*** PROVIDED INFORMATION
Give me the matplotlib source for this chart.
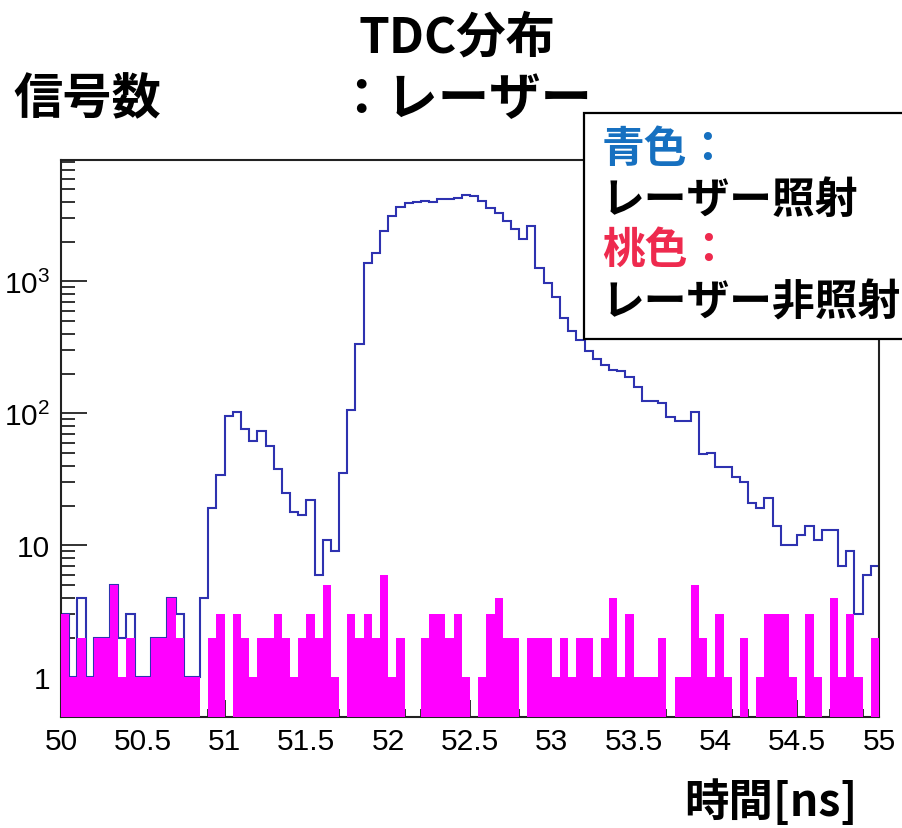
import matplotlib
matplotlib.use('Agg')
import matplotlib.pyplot as plt
import numpy as np
from matplotlib.patches import Rectangle
from matplotlib.ticker import FixedLocator, LogLocator, MultipleLocator, FuncFormatter, NullFormatter

plt.rcParams['font.family'] = ['Liberation Sans', 'DejaVu Sans']
plt.rcParams['mathtext.fontset'] = 'custom'
plt.rcParams['mathtext.rm'] = 'Liberation Sans'

# ---------------- data ----------------
x_range = [50.0, 55.0]
n_bins = 100

# laser ON (blue outline)
laser_on = [3, 1, 4, 1, 2, 2, 5, 2, 3, 1, 1, 2, 2, 4, 3, 1, 1, 4, 19, 34,
            95, 103, 76, 62, 74, 57, 38, 25, 18, 17, 22, 6, 11, 9, 35, 106, 335, 1370, 1630, 2400,
            3140, 3680, 3890, 3990, 4080, 3990, 4170, 4170, 4300, 4540, 4430, 4080, 3570, 3280, 2860, 2490, 2090, 2640, 1260, 970,
            760, 530, 418, 359, 295, 258, 232, 214, 210, 190, 159, 123, 123, 119, 93, 88, 88, 102, 49, 50,
            39, 39, 33, 30, 21, 19, 23, 14, 10, 10, 12, 14, 11, 13, 13, 7, 9, 3, 6, 7]

# laser OFF (magenta filled)
laser_off = [3, 1, 2, 1, 2, 2, 5, 1, 2, 1, 1, 2, 2, 4, 2, 1, 1, 0, 2, 3,
             0, 3, 2, 1, 2, 2, 3, 2, 1, 2, 3, 2, 5, 1, 0, 3, 2, 3, 2, 6,
             1, 2, 0, 0, 2, 3, 3, 2, 3, 1, 0, 1, 3, 4, 2, 2, 0, 2, 2, 2,
             1, 2, 1, 2, 2, 1, 2, 4, 1, 3, 1, 1, 1, 2, 0, 1, 1, 5, 2, 1,
             3, 1, 0, 2, 0, 1, 3, 3, 3, 1, 0, 3, 1, 0, 4, 1, 3, 1, 0, 2]

x_ticks = [50, 50.5, 51, 51.5, 52, 52.5, 53, 53.5, 54, 54.5, 55]
y_ticks = [1, 10, 100, 1000]
y_tick_labels = ['1', '10', r'$\mathregular{10^{2}}$', r'$\mathregular{10^{3}}$']

title_lines = ['TDC分布', '：レーザー']
y_label = '信号数'
x_label = '時間[ns]'
legend_lines = [('青色：', '#1670c0'), ('レーザー照射', 'black'),
                ('桃色：', '#ee2a4e'), ('レーザー非照射', 'black')]

# ---------------- figure ----------------
W, H = 902, 829
fig = plt.figure(figsize=(W / 100, H / 100), dpi=100)
fig.patch.set_facecolor('white')
ax = fig.add_axes([61 / W, 1 - 718 / H, (879 - 61) / W, (718 - 161) / H])
ax.set_axisbelow(True)

edges = np.linspace(x_range[0], x_range[1], n_bins + 1)
on = np.asarray(laser_on, float)
off = np.asarray(laser_off, float)
floor = 1e-3

ax.stairs(on, edges, baseline=None, color='#2e32b0', lw=1.5, zorder=2)
ax.stairs(np.where(off > 0, off, floor), edges, baseline=floor, fill=True,
          color='#ff00ff', lw=0.6, zorder=3)

ax.set_yscale('log')
ax.set_xlim(*x_range)
ax.set_ylim(0.5, 8300)

ax.xaxis.set_major_locator(FixedLocator(x_ticks))
ax.xaxis.set_minor_locator(MultipleLocator(0.1))
ax.xaxis.set_major_formatter(FuncFormatter(lambda v, p: '%g' % v))
ax.yaxis.set_major_locator(FixedLocator(y_ticks))
ax.yaxis.set_major_formatter(FuncFormatter(
    lambda v, p: y_tick_labels[y_ticks.index(int(round(v)))] if int(round(v)) in y_ticks else ''))
ax.yaxis.set_minor_locator(LogLocator(base=10, subs=np.arange(2, 10), numticks=30))
ax.yaxis.set_minor_formatter(NullFormatter())

ax.tick_params(axis='both', which='both', direction='in', top=False, right=False,
               colors='#222222', labelcolor='black')
ax.tick_params(axis='y', which='major', length=19, width=1.3, pad=8, labelsize=21.5)
ax.tick_params(axis='y', which='minor', length=10, width=1.3)
ax.tick_params(axis='x', which='major', length=12, width=1.3, pad=7, labelsize=21.5)
ax.tick_params(axis='x', which='minor', length=6, width=1.3)
for s in ax.spines.values():
    s.set_linewidth(1.5)
    s.set_color('#222222')

cjk = ['Noto Sans CJK JP', 'DejaVu Sans']

fig.text(457 / W, 1 - 38 / H, title_lines[0], family=cjk, weight='bold', fontsize=35.5,
         ha='center', va='center')
fig.text(464 / W, 1 - 100 / H, title_lines[1], family=cjk, weight='bold', fontsize=37,
         ha='center', va='center')
fig.text(87 / W, 1 - 100 / H, y_label, family=cjk, weight='bold', fontsize=35.5,
         ha='center', va='center')
fig.text(771 / W, 1 - 803 / H, x_label, family=cjk, weight='bold', fontsize=32,
         ha='center', va='center')

# legend box (extends past right edge)
rect = Rectangle((584 / W, 1 - 340 / H), (915 - 584) / W, (340 - 114) / H,
                 transform=fig.transFigure, facecolor='white', edgecolor='black',
                 lw=1.6, clip_on=False, zorder=10)
fig.add_artist(rect)
ys = [149, 200, 250, 302]
for (txt, col), yy in zip(legend_lines, ys):
    fig.text(602 / W, 1 - yy / H, txt, family=cjk, weight='bold', fontsize=30.8,
             color=col, ha='left', va='center', zorder=11)

fig.savefig('out.png', dpi=100)
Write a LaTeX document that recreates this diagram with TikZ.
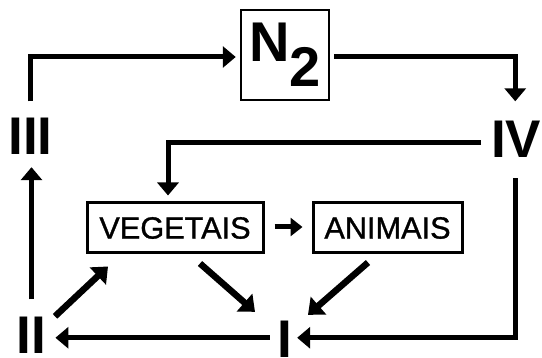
******
TASK STATEMENT
Transcribe the full listing above exactly, with the images removed.

WORKED SOLUTION
Give me the matplotlib source for this chart.
import matplotlib
matplotlib.use('Agg')
import matplotlib.pyplot as plt
import numpy as np
from matplotlib.patches import Rectangle
from matplotlib.ticker import FixedLocator, LogLocator, MultipleLocator, FuncFormatter, NullFormatter

plt.rcParams['font.family'] = ['Liberation Sans', 'DejaVu Sans']
plt.rcParams['mathtext.fontset'] = 'custom'
plt.rcParams['mathtext.rm'] = 'Liberation Sans'

# ---------------- data ----------------
x_range = [50.0, 55.0]
n_bins = 100

# laser ON (blue outline)
laser_on = [3, 1, 4, 1, 2, 2, 5, 2, 3, 1, 1, 2, 2, 4, 3, 1, 1, 4, 19, 34,
            95, 103, 76, 62, 74, 57, 38, 25, 18, 17, 22, 6, 11, 9, 35, 106, 335, 1370, 1630, 2400,
            3140, 3680, 3890, 3990, 4080, 3990, 4170, 4170, 4300, 4540, 4430, 4080, 3570, 3280, 2860, 2490, 2090, 2640, 1260, 970,
            760, 530, 418, 359, 295, 258, 232, 214, 210, 190, 159, 123, 123, 119, 93, 88, 88, 102, 49, 50,
            39, 39, 33, 30, 21, 19, 23, 14, 10, 10, 12, 14, 11, 13, 13, 7, 9, 3, 6, 7]

# laser OFF (magenta filled)
laser_off = [3, 1, 2, 1, 2, 2, 5, 1, 2, 1, 1, 2, 2, 4, 2, 1, 1, 0, 2, 3,
             0, 3, 2, 1, 2, 2, 3, 2, 1, 2, 3, 2, 5, 1, 0, 3, 2, 3, 2, 6,
             1, 2, 0, 0, 2, 3, 3, 2, 3, 1, 0, 1, 3, 4, 2, 2, 0, 2, 2, 2,
             1, 2, 1, 2, 2, 1, 2, 4, 1, 3, 1, 1, 1, 2, 0, 1, 1, 5, 2, 1,
             3, 1, 0, 2, 0, 1, 3, 3, 3, 1, 0, 3, 1, 0, 4, 1, 3, 1, 0, 2]

x_ticks = [50, 50.5, 51, 51.5, 52, 52.5, 53, 53.5, 54, 54.5, 55]
y_ticks = [1, 10, 100, 1000]
y_tick_labels = ['1', '10', r'$\mathregular{10^{2}}$', r'$\mathregular{10^{3}}$']

title_lines = ['TDC分布', '：レーザー']
y_label = '信号数'
x_label = '時間[ns]'
legend_lines = [('青色：', '#1670c0'), ('レーザー照射', 'black'),
                ('桃色：', '#ee2a4e'), ('レーザー非照射', 'black')]

# ---------------- figure ----------------
W, H = 902, 829
fig = plt.figure(figsize=(W / 100, H / 100), dpi=100)
fig.patch.set_facecolor('white')
ax = fig.add_axes([61 / W, 1 - 718 / H, (879 - 61) / W, (718 - 161) / H])
ax.set_axisbelow(True)

edges = np.linspace(x_range[0], x_range[1], n_bins + 1)
on = np.asarray(laser_on, float)
off = np.asarray(laser_off, float)
floor = 1e-3

ax.stairs(on, edges, baseline=None, color='#2e32b0', lw=1.5, zorder=2)
ax.stairs(np.where(off > 0, off, floor), edges, baseline=floor, fill=True,
          color='#ff00ff', lw=0.6, zorder=3)

ax.set_yscale('log')
ax.set_xlim(*x_range)
ax.set_ylim(0.5, 8300)

ax.xaxis.set_major_locator(FixedLocator(x_ticks))
ax.xaxis.set_minor_locator(MultipleLocator(0.1))
ax.xaxis.set_major_formatter(FuncFormatter(lambda v, p: '%g' % v))
ax.yaxis.set_major_locator(FixedLocator(y_ticks))
ax.yaxis.set_major_formatter(FuncFormatter(
    lambda v, p: y_tick_labels[y_ticks.index(int(round(v)))] if int(round(v)) in y_ticks else ''))
ax.yaxis.set_minor_locator(LogLocator(base=10, subs=np.arange(2, 10), numticks=30))
ax.yaxis.set_minor_formatter(NullFormatter())

ax.tick_params(axis='both', which='both', direction='in', top=False, right=False,
               colors='#222222', labelcolor='black')
ax.tick_params(axis='y', which='major', length=19, width=1.3, pad=8, labelsize=21.5)
ax.tick_params(axis='y', which='minor', length=10, width=1.3)
ax.tick_params(axis='x', which='major', length=12, width=1.3, pad=7, labelsize=21.5)
ax.tick_params(axis='x', which='minor', length=6, width=1.3)
for s in ax.spines.values():
    s.set_linewidth(1.5)
    s.set_color('#222222')

cjk = ['Noto Sans CJK JP', 'DejaVu Sans']

fig.text(457 / W, 1 - 38 / H, title_lines[0], family=cjk, weight='bold', fontsize=35.5,
         ha='center', va='center')
fig.text(464 / W, 1 - 100 / H, title_lines[1], family=cjk, weight='bold', fontsize=37,
         ha='center', va='center')
fig.text(87 / W, 1 - 100 / H, y_label, family=cjk, weight='bold', fontsize=35.5,
         ha='center', va='center')
fig.text(771 / W, 1 - 803 / H, x_label, family=cjk, weight='bold', fontsize=32,
         ha='center', va='center')

# legend box (extends past right edge)
rect = Rectangle((584 / W, 1 - 340 / H), (915 - 584) / W, (340 - 114) / H,
                 transform=fig.transFigure, facecolor='white', edgecolor='black',
                 lw=1.6, clip_on=False, zorder=10)
fig.add_artist(rect)
ys = [149, 200, 250, 302]
for (txt, col), yy in zip(legend_lines, ys):
    fig.text(602 / W, 1 - yy / H, txt, family=cjk, weight='bold', fontsize=30.8,
             color=col, ha='left', va='center', zorder=11)

fig.savefig('out.png', dpi=100)
Write a LaTeX document that recreates this diagram with TikZ.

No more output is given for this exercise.